* _Task_
Reproduce the data exactly and drop any pictures it holds.

* _Data_
— BEGIN —

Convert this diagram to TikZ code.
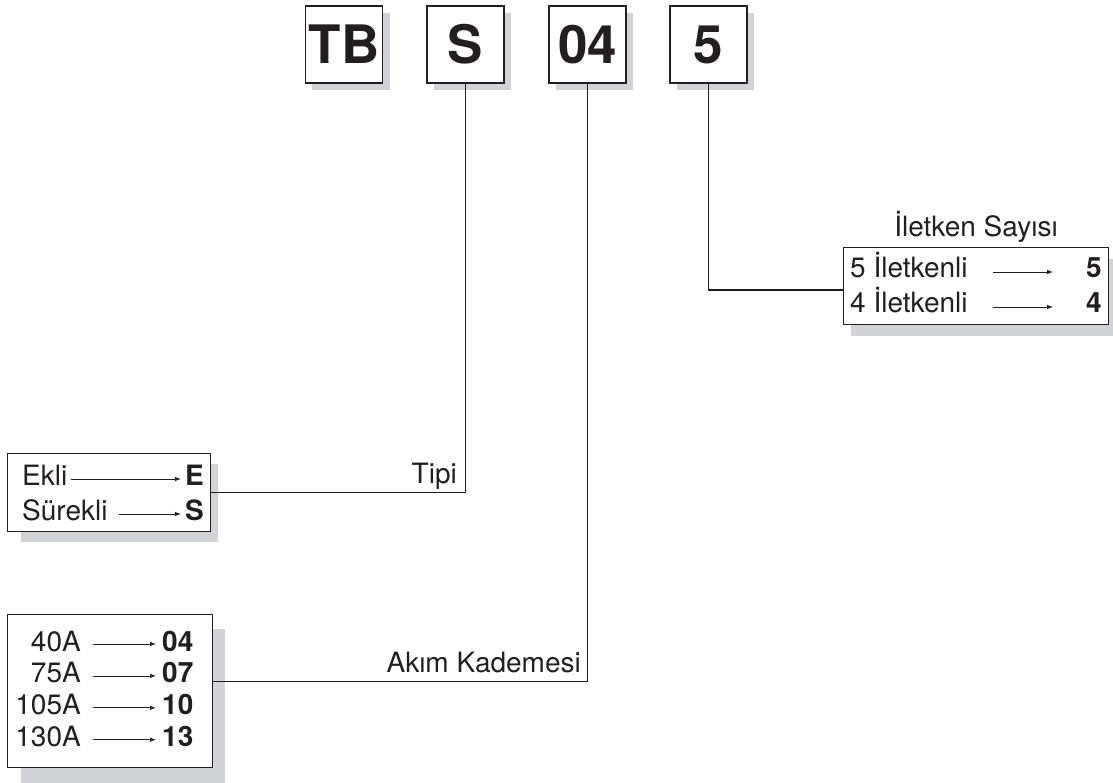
\documentclass[tikz,border=0pt]{standalone}
\usepackage{fontspec}
\setmainfont{TeX Gyre Heros}
\usetikzlibrary{arrows.meta}
\definecolor{ink}{HTML}{231F20}
\definecolor{shadowgray}{HTML}{D1D3D6}
\tikzset{
  codebox/.style={draw=ink, fill=white, line width=1.1pt, minimum width=77pt, minimum height=77pt, inner sep=0pt, text=ink, font=\fontsize{53}{60}\selectfont\bfseries},
  listbox/.style={draw=ink, fill=white, line width=1.1pt, inner sep=0pt, anchor=north west},
  txt/.style={inner sep=0pt, text=ink, font=\fontsize{28}{34}\selectfont},
  val/.style={txt, font=\fontsize{28}{34}\selectfont\bfseries},
  maparr/.style={ink, line width=0.8pt, -{Latex[length=6pt,width=4.5pt]}},
  wire/.style={ink, line width=1.1pt},
  boxshadow/.style={fill=shadowgray},
}

\begin{document}
\begin{tikzpicture}[x=1pt,y=-1pt]
\useasboundingbox (0,0) rectangle (1113,783);

% shadows
\fill[boxshadow] (312,13) rectangle (390,90);
\fill[boxshadow] (434,13) rectangle (511,90);
\fill[boxshadow] (556,13) rectangle (633,90);
\fill[boxshadow] (677,13) rectangle (754,90);
\fill[boxshadow] (21,464) rectangle (218,542);
\fill[boxshadow] (21,629) rectangle (225,783);
\fill[boxshadow] (851,259) rectangle (1113,336);

% code
\node[codebox] (tb) at (344,44.5) {TB};
\node[codebox] (tip) at (465.5,44.5) {S};
\node[codebox] (akim) at (587.5,44.5) {04};
\node[codebox] (iletken) at (708.5,44.5) {5};

% Tipi
\node[listbox, minimum width=203pt, minimum height=78pt] (tipbox) at (7,453) {};
\node[txt, anchor=base west] (ekli) at (22,485) {Ekli};
\node[val, anchor=base east] (ekliV) at (204,485) {E};
\node[txt, anchor=base west] (surekli) at (22,520) {Sürekli};
\node[val, anchor=base east] (surekliV) at (204,520) {S};
\draw[maparr] ([xshift=3pt,yshift=6pt]ekli.base east) -- ([xshift=-4pt,yshift=6pt]ekliV.base west);
\draw[maparr] ([xshift=11pt,yshift=6pt]surekli.base east) -- ([xshift=-4pt,yshift=6pt]surekliV.base west);
\draw[wire] (tipbox.east) -| (tip.south);
\node[txt, anchor=base east] (tiplbl) at (457,483) {Tipi};

% Akim Kademesi
\node[listbox, minimum width=205pt, minimum height=153pt] (akimbox) at (7,614) {};
\foreach \a/\c [count=\i] in {40A/04,75A/07,105A/10,130A/13} {
  \node[txt, anchor=base east] (akimA\i) at (81,{619.1+31.9*\i}) {\a};
  \node[val, anchor=base west] (akimV\i) at (162,{619.1+31.9*\i}) {\c};
  \draw[maparr] ([xshift=12pt,yshift=7pt]akimA\i.base east) -- ([xshift=-6pt,yshift=7pt]akimV\i.base west);
}
\draw[wire] ([yshift=10pt]akimbox.east) -| (akim.south);
\node[txt, anchor=base east] (akimlbl) at (581,672) {Akım Kademesi};

% Iletken Sayisi
\node[listbox, minimum width=265pt, minimum height=77pt] (iletbox) at (843,247) {};
\node[txt, anchor=base] (iletlbl) at (976,237) {İletken Sayısı};
\node[txt, anchor=base west] (ilet5) at (850,278) {5 İletkenli};
\node[val, anchor=base east] (ilet5V) at (1102,278) {5};
\node[txt, anchor=base west] (ilet4) at (850,313) {4 İletkenli};
\node[val, anchor=base east] (ilet4V) at (1102,313) {4};
\draw[maparr] ([xshift=25pt,yshift=6pt]ilet5.base east) -- ([xshift=-33pt,yshift=6pt]ilet5V.base west);
\draw[maparr] ([xshift=25pt,yshift=6pt]ilet4.base east) -- ([xshift=-33pt,yshift=6pt]ilet4V.base west);
\draw[wire] (iletken.south) |- ([yshift=-4pt]iletbox.west);
\end{tikzpicture}
\end{document}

— END —

* _Exercise response_
Convert this diagram to TikZ code.
\documentclass[tikz,border=0pt]{standalone}
\usepackage{fontspec}
\setmainfont{TeX Gyre Heros}
\usetikzlibrary{arrows.meta}
\definecolor{ink}{HTML}{231F20}
\definecolor{shadowgray}{HTML}{D1D3D6}
\tikzset{
  codebox/.style={draw=ink, fill=white, line width=1.1pt, minimum width=77pt, minimum height=77pt, inner sep=0pt, text=ink, font=\fontsize{53}{60}\selectfont\bfseries},
  listbox/.style={draw=ink, fill=white, line width=1.1pt, inner sep=0pt, anchor=north west},
  txt/.style={inner sep=0pt, text=ink, font=\fontsize{28}{34}\selectfont},
  val/.style={txt, font=\fontsize{28}{34}\selectfont\bfseries},
  maparr/.style={ink, line width=0.8pt, -{Latex[length=6pt,width=4.5pt]}},
  wire/.style={ink, line width=1.1pt},
  boxshadow/.style={fill=shadowgray},
}

\begin{document}
\begin{tikzpicture}[x=1pt,y=-1pt]
\useasboundingbox (0,0) rectangle (1113,783);

% shadows
\fill[boxshadow] (312,13) rectangle (390,90);
\fill[boxshadow] (434,13) rectangle (511,90);
\fill[boxshadow] (556,13) rectangle (633,90);
\fill[boxshadow] (677,13) rectangle (754,90);
\fill[boxshadow] (21,464) rectangle (218,542);
\fill[boxshadow] (21,629) rectangle (225,783);
\fill[boxshadow] (851,259) rectangle (1113,336);

% code
\node[codebox] (tb) at (344,44.5) {TB};
\node[codebox] (tip) at (465.5,44.5) {S};
\node[codebox] (akim) at (587.5,44.5) {04};
\node[codebox] (iletken) at (708.5,44.5) {5};

% Tipi
\node[listbox, minimum width=203pt, minimum height=78pt] (tipbox) at (7,453) {};
\node[txt, anchor=base west] (ekli) at (22,485) {Ekli};
\node[val, anchor=base east] (ekliV) at (204,485) {E};
\node[txt, anchor=base west] (surekli) at (22,520) {Sürekli};
\node[val, anchor=base east] (surekliV) at (204,520) {S};
\draw[maparr] ([xshift=3pt,yshift=6pt]ekli.base east) -- ([xshift=-4pt,yshift=6pt]ekliV.base west);
\draw[maparr] ([xshift=11pt,yshift=6pt]surekli.base east) -- ([xshift=-4pt,yshift=6pt]surekliV.base west);
\draw[wire] (tipbox.east) -| (tip.south);
\node[txt, anchor=base east] (tiplbl) at (457,483) {Tipi};

% Akim Kademesi
\node[listbox, minimum width=205pt, minimum height=153pt] (akimbox) at (7,614) {};
\foreach \a/\c [count=\i] in {40A/04,75A/07,105A/10,130A/13} {
  \node[txt, anchor=base east] (akimA\i) at (81,{619.1+31.9*\i}) {\a};
  \node[val, anchor=base west] (akimV\i) at (162,{619.1+31.9*\i}) {\c};
  \draw[maparr] ([xshift=12pt,yshift=7pt]akimA\i.base east) -- ([xshift=-6pt,yshift=7pt]akimV\i.base west);
}
\draw[wire] ([yshift=10pt]akimbox.east) -| (akim.south);
\node[txt, anchor=base east] (akimlbl) at (581,672) {Akım Kademesi};

% Iletken Sayisi
\node[listbox, minimum width=265pt, minimum height=77pt] (iletbox) at (843,247) {};
\node[txt, anchor=base] (iletlbl) at (976,237) {İletken Sayısı};
\node[txt, anchor=base west] (ilet5) at (850,278) {5 İletkenli};
\node[val, anchor=base east] (ilet5V) at (1102,278) {5};
\node[txt, anchor=base west] (ilet4) at (850,313) {4 İletkenli};
\node[val, anchor=base east] (ilet4V) at (1102,313) {4};
\draw[maparr] ([xshift=25pt,yshift=6pt]ilet5.base east) -- ([xshift=-33pt,yshift=6pt]ilet5V.base west);
\draw[maparr] ([xshift=25pt,yshift=6pt]ilet4.base east) -- ([xshift=-33pt,yshift=6pt]ilet4V.base west);
\draw[wire] (iletken.south) |- ([yshift=-4pt]iletbox.west);
\end{tikzpicture}
\end{document}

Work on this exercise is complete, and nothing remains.